Developing a New Career Plan
Planning your next move is essential. If you’re looking for new work, it’s time to spruce up your resume and portfolio, and apply for new positions.
- Identify transferable skills: Assess your skills and identify those that can be applied to different industries or roles. This will help broaden your job prospects.
- Research alternative career paths: Explore industries or professions that align with your interests and abilities, and accommodate your chronic illness. Look for flexible work arrangements or remote work opportunities.
- Upskilling or acquiring new certifications: Improving your skills can enhance your qualifications and open new career opportunities.
Networking and Support
- Join support groups: Connect with others who share similar experiences. They can offer valuable advice and support in navigating career challenges.

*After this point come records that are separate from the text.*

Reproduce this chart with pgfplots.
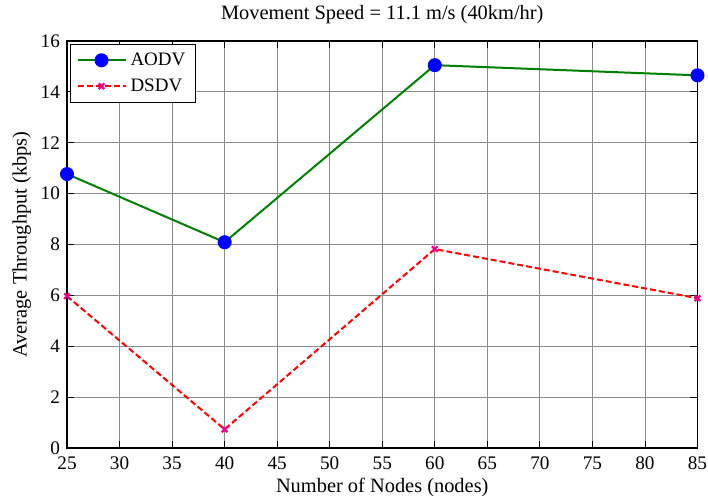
\documentclass[border=0pt]{standalone}
\usepackage{fontspec}
\setmainfont{Liberation Serif}
\usepackage{pgfplots}
\pgfplotsset{compat=1.18}
\begin{document}
\begin{tikzpicture}
\begin{axis}[
  name=ax,
  scale only axis,
  width=315.2pt, height=203.5pt,
  xmin=25, xmax=85, ymin=0, ymax=16,
  xtick={25,30,...,85}, ytick={0,2,...,16},
  xticklabels={25,30,35,40,45,50,55,60,65,70,75,80,85},
  yticklabels={0,2,4,6,8,10,12,14,16},
  tick label style={font=\fontsize{9.6}{11}\selectfont},
  xticklabel style={yshift=-1pt},
  label style={font=\fontsize{10.2}{12}\selectfont},
  title style={font=\fontsize{10.2}{12}\selectfont, yshift=-1.2pt},
  title={Movement Speed = 11.1 m/s (40km/hr)},
  xlabel={Number of Nodes (nodes)},
  ylabel={Average Throughput (kbps)},
  xlabel style={yshift=3pt},
  ylabel style={yshift=-2pt},
  grid=major,
  major grid style={black!45, line width=0.4pt},
  axis line style={black, line width=0.6pt},
  tick align=inside,
  tick pos=both,
  major tick length=3.5pt,
  tick style={black, line width=0.4pt},
  legend style={draw=black, line width=0.5pt, font=\fontsize{9.5}{11}\selectfont, at={(0,1)}, xshift=1.5pt, yshift=-1.5pt, anchor=north west, inner xsep=3pt, inner ysep=2pt, row sep=1.2pt},
  legend cell align=left,
  legend image code/.code={
    \draw[mark repeat=2,mark phase=2] plot coordinates {(0pt,0pt) (12pt,0pt) (24pt,0pt)};
  },
]
\addplot[color={rgb,1:red,0;green,0.5;blue,0}, line width=1pt, mark=*, mark size=3pt, mark options={solid, fill=blue, draw=blue}]
  coordinates {(25,10.77) (40,8.09) (60,15.05) (85,14.65)};
\addlegendentry{AODV}
\addplot[color=red, dash pattern=on 3pt off 1.5pt, line width=1pt, mark=x, mark size=2pt, mark options={solid, draw=magenta, line width=1.1pt}]
  coordinates {(25,5.97) (40,0.735) (60,7.82) (85,5.89)};
\addlegendentry{DSDV}
\end{axis}
\pgfresetboundingbox
\path[use as bounding box] ([xshift=-33.5pt,yshift=-23.5pt]ax.south west) rectangle ([xshift=5.25pt,yshift=20.5pt]ax.north east);
\end{tikzpicture}
\end{document}
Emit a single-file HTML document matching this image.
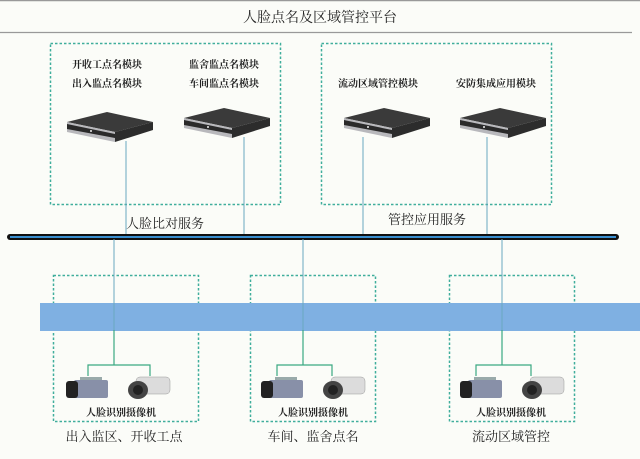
<!DOCTYPE html>
<html><head><meta charset="utf-8"><style>
html,body{margin:0;padding:0;background:#fbfcf8;}
svg{display:block}
text{font-family:"Liberation Serif","Noto Serif CJK SC","Noto Sans CJK SC",serif;fill:#222;}
</style></head><body>
<svg width="640" height="459" viewBox="0 0 640 459" xmlns="http://www.w3.org/2000/svg">
<defs>
<g id="srv">
<polygon points="0,10 40,0 86,10 48,20" fill="#3a3a3a"/>
<polygon points="0,10 48,20 48,30 0,20" fill="#b8b8bc"/>
<polygon points="0,12 48,22 48,26 0,17" fill="#2a2a2a"/>
<polygon points="48,20 86,10 86,18 48,30" fill="#2c2c2c"/>
<circle cx="24" cy="19" r="1" fill="#eee"/>
</g>
<g id="cam">
<rect x="8" y="3" width="34" height="18" rx="2" fill="#8890a8"/>
<rect x="0" y="4" width="12" height="17" rx="3" fill="#222"/>
<rect x="14" y="0" width="22" height="3" fill="#9aa"/>
<g transform="translate(62,0)">
<rect x="8" y="0" width="34" height="17" rx="4" fill="#dcdcdc" stroke="#999" stroke-width="0.5"/>
<ellipse cx="10" cy="13" rx="10" ry="9" fill="#444"/>
<ellipse cx="10" cy="13" rx="5" ry="5" fill="#222"/>
</g>
</g>
</defs>
<line x1="0" y1="0.5" x2="640" y2="0.5" stroke="#999" stroke-width="1.5"/>
<text x="320" y="22" font-size="14" text-anchor="middle">人脸点名及区域管控平台</text>
<line x1="0" y1="32.5" x2="632" y2="32.5" stroke="#999" stroke-width="1.2"/>

<g fill="none" stroke="#3fae9c" stroke-width="1.5" stroke-dasharray="2.5,2">
<rect x="50.5" y="43.5" width="230" height="161"/>
<rect x="321.5" y="43.5" width="230" height="161"/>
<rect x="53.5" y="275.5" width="145" height="146"/>
<rect x="250.5" y="275.5" width="125" height="146"/>
<rect x="449.5" y="275.5" width="125" height="146"/>
</g>
<g font-size="10" text-anchor="middle" font-weight="bold">
<text x="107" y="68">开收工点名模块</text>
<text x="107" y="87">出入监点名模块</text>
<text x="224" y="68">监舍监点名模块</text>
<text x="224" y="87">车间监点名模块</text>
<text x="378" y="87">流动区域管控模块</text>
<text x="496" y="87">安防集成应用模块</text>
</g>
<use href="#srv" x="67" y="112"/>
<use href="#srv" x="184" y="108"/>
<use href="#srv" x="344" y="108"/>
<use href="#srv" x="460" y="108"/>
<g stroke="#6aa8c0" stroke-width="1">
<line x1="126" y1="141" x2="126" y2="236"/>
<line x1="244" y1="137" x2="244" y2="236"/>
<line x1="363" y1="137" x2="363" y2="236"/>
<line x1="487" y1="137" x2="487" y2="236"/>
</g>
<text x="165" y="228" font-size="13" text-anchor="middle">人脸比对服务</text>
<text x="427" y="224" font-size="13" text-anchor="middle">管控应用服务</text>

<line x1="10" y1="237" x2="616" y2="237" stroke="#111" stroke-width="6" stroke-linecap="round"/>
<line x1="10" y1="237" x2="616" y2="237" stroke="#3a8fd0" stroke-width="2"/>

<rect x="40" y="303" width="600" height="28" fill="#7fb0e2"/>

<g stroke="#6aa8c0" stroke-width="1">
<line x1="114" y1="239" x2="114" y2="362"/>
<line x1="303" y1="239" x2="303" y2="362"/>
<line x1="502" y1="239" x2="502" y2="362"/>
</g>
<g stroke="#3aa882" stroke-width="1.2" fill="none">
<polyline points="88,376 88,365 150,365 150,376"/>
<polyline points="277,376 277,365 332,365 332,376"/>
<polyline points="476,376 476,365 531,365 531,376"/>
<line x1="114" y1="330" x2="114" y2="365"/>
<line x1="303" y1="330" x2="303" y2="365"/>
<line x1="502" y1="330" x2="502" y2="365"/>
</g>
<use href="#cam" x="66" y="377"/>
<use href="#cam" x="261" y="377"/>
<use href="#cam" x="460" y="377"/>
<g font-size="10" text-anchor="middle" font-weight="bold">
<text x="121" y="416">人脸识别摄像机</text>
<text x="313" y="416">人脸识别摄像机</text>
<text x="511" y="416">人脸识别摄像机</text>
</g>
<g font-size="13" text-anchor="middle">
<text x="124" y="441">出入监区、开收工点</text>
<text x="313" y="441">车间、监舍点名</text>
<text x="511" y="441">流动区域管控</text>
</g>
</svg>
</body></html>
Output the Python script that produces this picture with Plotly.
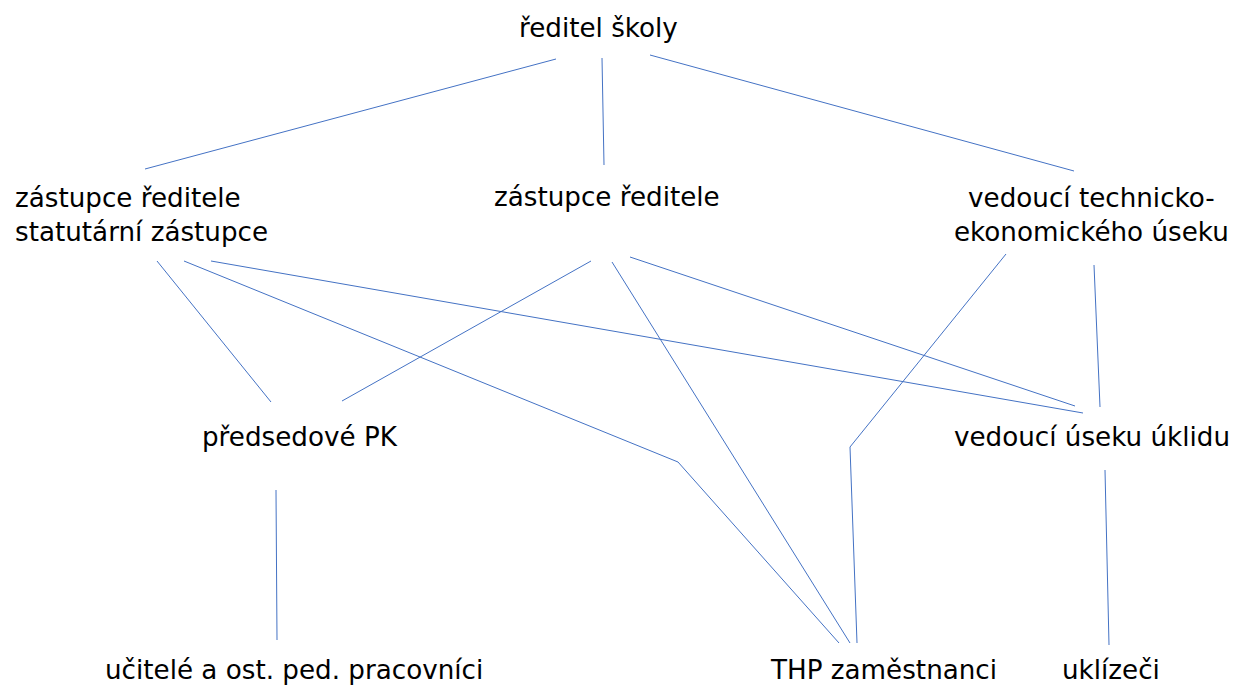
import plotly.graph_objects as go

# Nodes (labels) and their anchor positions on the canvas
node_names = ["reditel", "zast_stat", "zast", "vedouci_te", "predsedove", "vedouci_ukl",
              "ucitele", "thp", "uklizeci"]
node_labels = ["ředitel školy", "zástupce ředitele<br>statutární zástupce", "zástupce ředitele",
               "vedoucí technicko-<br>ekonomického úseku", "předsedové PK", "vedoucí úseku úklidu",
               "učitelé a ost. ped. pracovníci", "THP zaměstnanci", "uklízeči"]
node_x = [598, 13, 607, 1091, 300, 1092, 294, 883, 1111]
node_y = [28, 215, 197, 215, 437, 437, 670, 670, 670]
node_anchor = ["center", "left", "center", "center", "center", "center", "center", "center", "center"]

# Connector polylines (x and y vertex lists)
edge_x = [
    [556, 145], [602, 604], [650, 1074],
    [157, 271], [184, 678, 839], [211, 1083],
    [591, 342], [612, 850], [630, 1075],
    [1006, 850, 857], [1094, 1100],
    [276, 277], [1105, 1109],
]
edge_y = [
    [59, 169], [58, 165], [55, 171],
    [261, 402], [261, 462, 643], [261, 413],
    [261, 401], [262, 643], [257, 406],
    [254, 447, 643], [265, 407],
    [490, 640], [470, 645],
]

fig = go.Figure()
for ex, ey in zip(edge_x, edge_y):
    fig.add_trace(go.Scatter(x=ex, y=ey, mode="lines",
                             line=dict(color="#4472C4", width=1),
                             hoverinfo="skip", showlegend=False))

for lbl, x, y, anc in zip(node_labels, node_x, node_y, node_anchor):
    fig.add_annotation(x=x, y=y, text=lbl, showarrow=False, xref="x", yref="y",
                       xanchor=anc, yanchor="middle", align=anc,
                       font=dict(family="DejaVu Sans", size=26.2, color="#000000"))

# page body has an 8px margin; size the figure to fit the window and shift
# the axis ranges so data units equal page pixels
fig.update_layout(
    width=1232, height=684,
    margin=dict(l=0, r=0, t=0, b=0),
    paper_bgcolor="white", plot_bgcolor="white",
    xaxis=dict(range=[8, 1240], visible=False, fixedrange=True),
    yaxis=dict(range=[692, 8], visible=False, fixedrange=True),
    showlegend=False,
)
fig.write_html("out.html", config={"displayModeBar": False})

- Utilize online platforms: Leverage professional networking platforms like LinkedIn to expand your network, connect with potential employers, and stay updated on industry trends.
- Ask for mentorship: Find a mentor who can guide and support your career journey. They can offer insights based on their experiences and help you navigate the job market or help connect you.
Financial Planning and Resources
- Assess your financial situation: Determine your current financial standing and create a budget that accommodates your needs during the job transition period.
- Explore additional income sources: Look for alternate income sources, such as freelancing or part-time work. This can provide financial stability while you search for a long-term career solution.
- Understand health insurance options: Familiarize yourself with health insurance plans covering your medical needs. Research government programs or nonprofit organizations that assist with healthcare costs.
It all boils down to this.
Navigating job uncertainty with a chronic illness can be challenging, but with the right strategies and support, finding new suitable opportunities and maintaining your health is possible.